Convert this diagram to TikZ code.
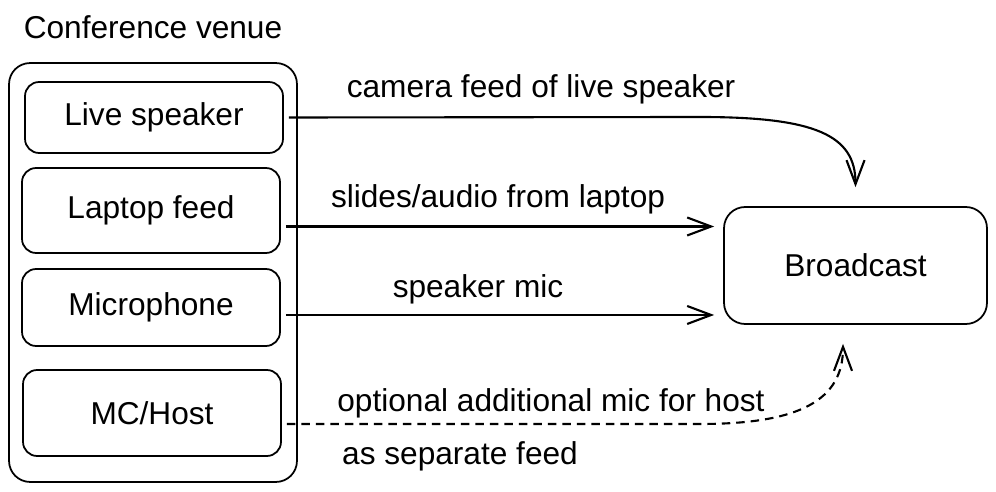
\documentclass[tikz,border=0pt]{standalone}
\usepackage{fontspec}
\setmainfont{Liberation Sans}
\usetikzlibrary{arrows.meta}

\begin{document}
\begin{tikzpicture}[x=0.02cm, y=-0.02cm,
    txt/.style={font=\fontsize{18}{21}\selectfont},
    box/.style={draw, txt, line width=1pt, rounded corners=8pt, minimum width=5.16cm},
    feed/.style={line width=1.2pt, -{Straight Barb[length=0.48cm, width=0.36cm]}},
    optional/.style={feed, dash pattern=on 0.17cm off 0.12cm}]
    \useasboundingbox (0,0) rectangle (996,492);

    % Draw the venue and its sources
    \node[txt] (title) at (153,27) {Conference venue};
    \node[draw, line width=1pt, rounded corners=12pt, minimum width=5.76cm, minimum height=8.38cm] (venue) at (153,272.5) {};
    \node[box, minimum height=1.42cm] (live) at (154,117.5) {Live speaker};
    \node[box, minimum height=1.70cm] (lap) at (151,210.5) {Laptop feed};
    \node[box, minimum height=1.54cm] (mic) at (151,307.5) {Microphone};
    \node[box, minimum height=1.72cm] (host) at (152,413) {MC/Host};

    % Draw the broadcast
    \node[box, minimum width=5.26cm, minimum height=2.34cm, rounded corners=12pt] (bcast) at (855.5,265.5) {Broadcast};

    % Draw the feeds
    \coordinate (liveout) at ([shift={(5,0)}]live.east);
    \coordinate (lapout) at ([shift={(5,16)}]lap.east);
    \coordinate (micout) at ([shift={(5,7.5)}]mic.east);
    \coordinate (hostout) at ([shift={(5,11)}]host.east);
    \draw[feed] (liveout) -- (700,117) .. controls (815,117) and (855.5,135) .. ([shift={(0,-19)}]bcast.north);
    \draw[feed, shorten >=0.18cm] (lapout) -- (lapout -| bcast.west);
    \draw[feed, shorten >=0.18cm] (micout) -- (micout -| bcast.west);
    \draw[optional] (hostout) -- (700,424) .. controls (800,424) and (843,400) .. ([shift={(-12.5,19)}]bcast.south);

    % Label feeds
    \node[txt] (camlabel) at (541,89) {camera feed of live speaker};
    \node[txt] (slidelabel) at (498,199) {slides/audio from laptop};
    \node[txt] (miclabel) at (478,289) {speaker mic};
    \node[txt] (optlabel) at (551,403) {optional additional mic for host};
    \node[txt] (seplabel) at (460,456) {as separate feed};
\end{tikzpicture}
\end{document}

- PROBLEM DETAILS: Repeat the material above in full and exactly, omitting the pictures.

- COMPLETE ANSWER:
Convert this diagram to TikZ code.
\documentclass[tikz,border=0pt]{standalone}
\usepackage{fontspec}
\setmainfont{Liberation Sans}
\usetikzlibrary{arrows.meta}

\begin{document}
\begin{tikzpicture}[x=0.02cm, y=-0.02cm,
    txt/.style={font=\fontsize{18}{21}\selectfont},
    box/.style={draw, txt, line width=1pt, rounded corners=8pt, minimum width=5.16cm},
    feed/.style={line width=1.2pt, -{Straight Barb[length=0.48cm, width=0.36cm]}},
    optional/.style={feed, dash pattern=on 0.17cm off 0.12cm}]
    \useasboundingbox (0,0) rectangle (996,492);

    % Draw the venue and its sources
    \node[txt] (title) at (153,27) {Conference venue};
    \node[draw, line width=1pt, rounded corners=12pt, minimum width=5.76cm, minimum height=8.38cm] (venue) at (153,272.5) {};
    \node[box, minimum height=1.42cm] (live) at (154,117.5) {Live speaker};
    \node[box, minimum height=1.70cm] (lap) at (151,210.5) {Laptop feed};
    \node[box, minimum height=1.54cm] (mic) at (151,307.5) {Microphone};
    \node[box, minimum height=1.72cm] (host) at (152,413) {MC/Host};

    % Draw the broadcast
    \node[box, minimum width=5.26cm, minimum height=2.34cm, rounded corners=12pt] (bcast) at (855.5,265.5) {Broadcast};

    % Draw the feeds
    \coordinate (liveout) at ([shift={(5,0)}]live.east);
    \coordinate (lapout) at ([shift={(5,16)}]lap.east);
    \coordinate (micout) at ([shift={(5,7.5)}]mic.east);
    \coordinate (hostout) at ([shift={(5,11)}]host.east);
    \draw[feed] (liveout) -- (700,117) .. controls (815,117) and (855.5,135) .. ([shift={(0,-19)}]bcast.north);
    \draw[feed, shorten >=0.18cm] (lapout) -- (lapout -| bcast.west);
    \draw[feed, shorten >=0.18cm] (micout) -- (micout -| bcast.west);
    \draw[optional] (hostout) -- (700,424) .. controls (800,424) and (843,400) .. ([shift={(-12.5,19)}]bcast.south);

    % Label feeds
    \node[txt] (camlabel) at (541,89) {camera feed of live speaker};
    \node[txt] (slidelabel) at (498,199) {slides/audio from laptop};
    \node[txt] (miclabel) at (478,289) {speaker mic};
    \node[txt] (optlabel) at (551,403) {optional additional mic for host};
    \node[txt] (seplabel) at (460,456) {as separate feed};
\end{tikzpicture}
\end{document}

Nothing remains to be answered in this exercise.